LAND O' LAKES, Fla. — People who live in the Plantation Palms community recently amended their governing documents to include language meant to curb the growth of rental properties. 

"Over the years, the number of rentals had started creeping up. So, we thought it'd be a worthwhile project to change our documents — first time ever in the history of the HOA," said Plantation Palms Homeowners Association President Jim Hammond. 


What You Need To Know

  • The Plantation Palms HOA recently amended its governing documents to state home buyers must live in the neighborhood for two years before they can rent their house out

  • HOA President Jim Hammond said a small number of corporate-owned rentals are linked to a disproportionately high number of rule violations

  • Hammond said more than two dozen area communities have reached out since he posted about the change on the site Nextdoor

  • While real estate company Redfin said the last quarter of 2022 saw a record year-over-year drop in investor-purchased homes nationwide, that followed record high numbers in 2021

Hammond said around eight or nine percent of the 821 homes in the community are rentals. About half of those are corporate-owned. Hammond said that four percent or so of properties make up 25% of rule violations the HOA has to deal with.

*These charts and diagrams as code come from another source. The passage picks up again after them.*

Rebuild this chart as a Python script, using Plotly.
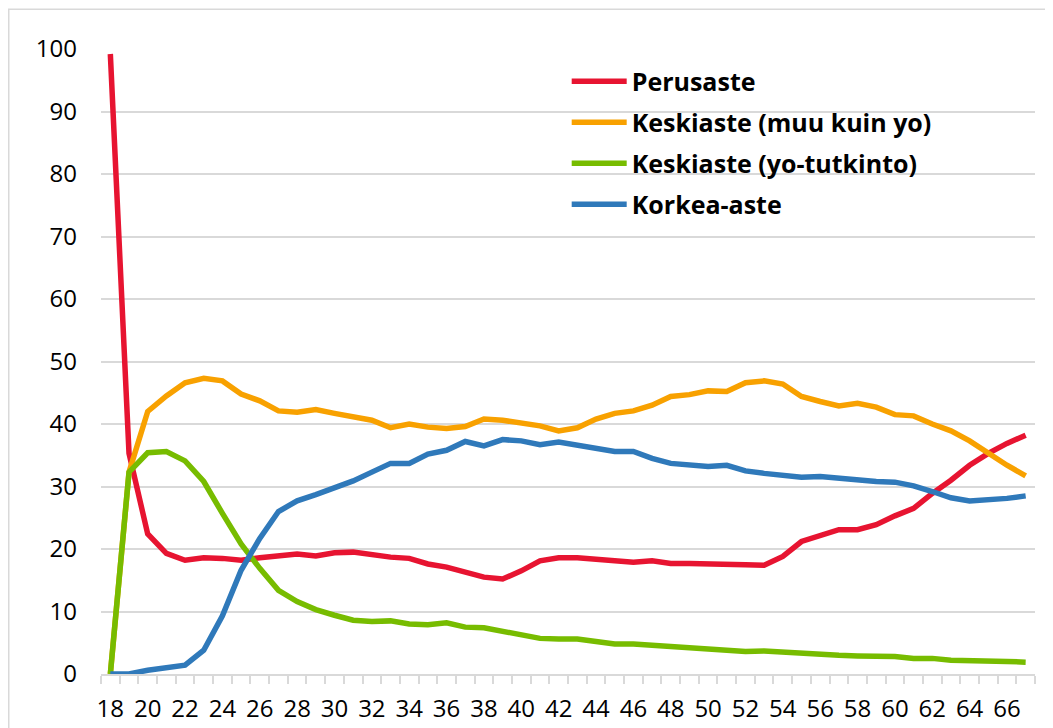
import plotly.graph_objects as go

ages = [18, 19, 20, 21, 22, 23, 24, 25, 26, 27, 28, 29, 30, 31, 32, 33, 34, 35, 36, 37,
        38, 39, 40, 41, 42, 43, 44, 45, 46, 47, 48, 49, 50, 51, 52, 53, 54, 55, 56, 57,
        58, 59, 60, 61, 62, 63, 64, 65, 66, 67]

perusaste = [99.2, 35.3, 22.4, 19.3, 18.2, 18.6, 18.5, 18.2, 18.6, 18.8, 19.2, 18.9, 19.4,
             19.5, 19.0, 18.7, 18.5, 17.6, 17.1, 16.3, 15.5, 15.2, 16.5, 18.1, 18.6, 18.6,
             18.4, 18.2, 17.9, 18.1, 17.7, 17.7, 17.7, 17.7, 17.5, 17.4, 18.8, 21.2, 22.1,
             23.1, 23.1, 23.9, 25.3, 26.5, 28.9, 31.0, 33.4, 35.3, 36.9, 38.2]

keski_muu = [0.0, 32.3, 42.0, 44.5, 46.6, 47.3, 46.9, 44.8, 43.7, 42.1, 41.9, 42.3, 41.7,
             41.2, 40.6, 39.4, 40.0, 39.5, 39.3, 39.6, 40.8, 40.6, 40.1, 39.7, 38.9, 39.4,
             40.8, 41.7, 42.1, 43.0, 44.4, 44.7, 45.3, 45.2, 46.6, 46.9, 46.4, 44.4, 43.6,
             42.9, 43.3, 42.7, 41.5, 41.3, 40.0, 38.9, 37.3, 35.3, 33.4, 31.7]

keski_yo = [0.0, 32.3, 35.4, 35.6, 34.1, 30.8, 25.7, 20.8, 16.9, 13.4, 11.6, 10.3, 9.4,
            8.6, 8.4, 8.5, 8.0, 7.9, 8.2, 7.5, 7.4, 6.8, 6.3, 5.7, 5.6, 5.6,
            5.2, 4.8, 4.8, 4.6, 4.4, 4.2, 4.0, 4.0, 3.6, 3.7, 3.5, 3.2, 3.2,
            3.0, 2.9, 2.9, 2.8, 2.5, 2.5, 2.2, 2.2, 2.1, 2.0, 1.9]

korkea = [0.0, 0.0, 0.6, 1.1, 1.4, 3.8, 9.3, 16.6, 21.7, 26.0, 27.7, 28.7, 29.7,
          30.9, 32.3, 33.7, 33.7, 35.2, 35.8, 37.2, 36.5, 37.5, 37.3, 36.7, 37.1, 36.6,
          35.9, 35.6, 35.6, 34.5, 33.7, 33.5, 33.2, 33.4, 32.5, 32.1, 31.7, 31.5, 31.6,
          31.3, 30.9, 30.8, 30.7, 30.1, 29.2, 28.2, 27.7, 27.8, 28.1, 28.5]

series_names = ["Perusaste", "Keskiaste (muu kuin yo)", "Keskiaste (yo-tutkinto)", "Korkea-aste"]
series_values = [perusaste, keski_muu, keski_yo, korkea]
colors = ["#E71431", "#F8A100", "#77BC00", "#2F79BA"]

x_tick_vals = [18, 20, 22, 24, 26, 28, 30, 32, 34, 36, 38, 40, 42, 44, 46, 48, 50, 52, 54, 56, 58, 60, 62, 64, 66]
y_tick_vals = [0, 10, 20, 30, 40, 50, 60, 70, 80, 90, 100]

FONT = "Open Sans"

# The page body adds an 8px offset, so the figure is sized 1045x720.
fig = go.Figure()
for name, vals, col in zip(series_names, series_values, colors):
    fig.add_trace(go.Scatter(
        x=ages, y=vals, mode="lines", name="<b>" + name + "</b>",
        legendgroup=name,
        line=dict(color=col, width=5.5),
    ))

fig.update_layout(
    width=1045, height=720,
    margin=dict(l=93, r=18, t=41, b=54, autoexpand=False),
    paper_bgcolor="white", plot_bgcolor="white",
    font=dict(family=FONT, size=24, color="black"),
    showlegend=True,
    legend=dict(
        x=0.4986, y=0.985, xanchor="left", yanchor="top",
        bgcolor="rgba(0,0,0,0)",
        font=dict(family=FONT, size=25, color="black"),
        itemwidth=55,
        tracegroupgap=5.5,
    ),
    xaxis=dict(
        range=[17.5, 67.5], automargin=False,
        tickmode="array", tickvals=x_tick_vals,
        ticks="", showgrid=False, zeroline=False,
        showline=True, linecolor="#d9d9d9", linewidth=2,
        ticklabelstandoff=12,
        minor=dict(tick0=17.5, dtick=1, ticks="outside", ticklen=8,
                   tickcolor="#d9d9d9", tickwidth=2, showgrid=False),
    ),
    yaxis=dict(
        range=[0, 100], automargin=False,
        tickmode="array", tickvals=y_tick_vals,
        ticks="", showgrid=True, gridcolor="#d9d9d9", gridwidth=1.5,
        zeroline=False, showline=False,
        ticklabelstandoff=23,
    ),
    shapes=[dict(
        type="rect", xref="paper", yref="paper",
        x0=(0.75 - 93) / 934, x1=1.2, y0=-0.3, y1=(666 - 1.25) / 625,
        line=dict(color="#d9d9d9", width=1.5), fillcolor="rgba(0,0,0,0)",
        layer="below",
    )],
)

fig.write_html("out.html")
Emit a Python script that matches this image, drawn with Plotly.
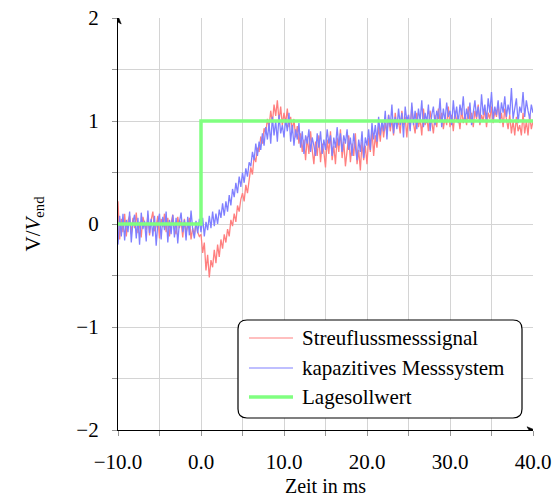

"It's just a disproportionate amount of effort," he said. "Corporate rentals are difficult to get a hold of. They don't maintain their properties to the same level as our owner-occupied homeowners." 

According to Hammond, three of the top four houses that owe unpaid fines to the HOA are corporate-owned. 

Last summer, Hammond began spearheading a monthslong effort to change Plantation Palms' governing documents. Residents adopted a number of amendments, including that buyers must live in the home they purchase for two years before renting it out. Hammond posted about the changes to the social networking site Nextdoor. 

"I was immediately bombarded, literally, by other both homeowners and HOA board members in the area here who provided both horror stories and their concerns about rental growth in their communities, some of which were substantially larger than ours as far as number of rentals," Hammond said.

The post racked up more than 2,200 views, which inspired Hammond to organize a meeting of local HOA members. With three days' notice, 14 people gathered in Plantation Palms to talk about their experience with rentals.

"Really sort of determined this is bigger than just Plantation Palms," Hammond said.

Real estate company Redfin analyzed county records and found the last quarter of 2022 saw a record 45.8% nationwide drop year-over-year in investor-purchased homes in the U.S. Tampa saw a 50.7% decrease during that time period.

The analysis pointed to high interest rates and the possibility of home price declines as the reason. This follows record high numbers at the end of 2021. According to an earlier Redfin analysis, the last quarter of that year saw investors buy 18.4% of homes purchased in the U.S. Tampa's percentage was even higher than that national number at 24.2 percent.

Redfin defines an investor as "any institution or business that purchases residential real estate." 

"This thing has been a problem with us for awhile," Gail Spector, president of the Valencia Gardens HOA, said of rentals.

Spector was one of the HOA board members who attended the Plantation Palms meeting. She said her community is looking at the possibility of making changes similar to those adopted by Hammond's neighborhood.

"It's not about the renters themselves," she said. "It's about the corporations that don't do. They're not responsive, and that's not fair."

Hammond said more than two dozen HOAs have contacted him since his initial Nextdoor post. He said most are from Pasco, but he heard from others in Hernando and Hillsborough counties. He said he sent them information packets about the process Plantation Palms followed to create their amendments.

According to Redfin, investor purchases could pick up again this year due to mortgage rates coming down from last year's high. It notes activity likely won't hit 2021 levels, which could be good news for individual buyers, some of whom found themselves bidding against corporate buyers in the past.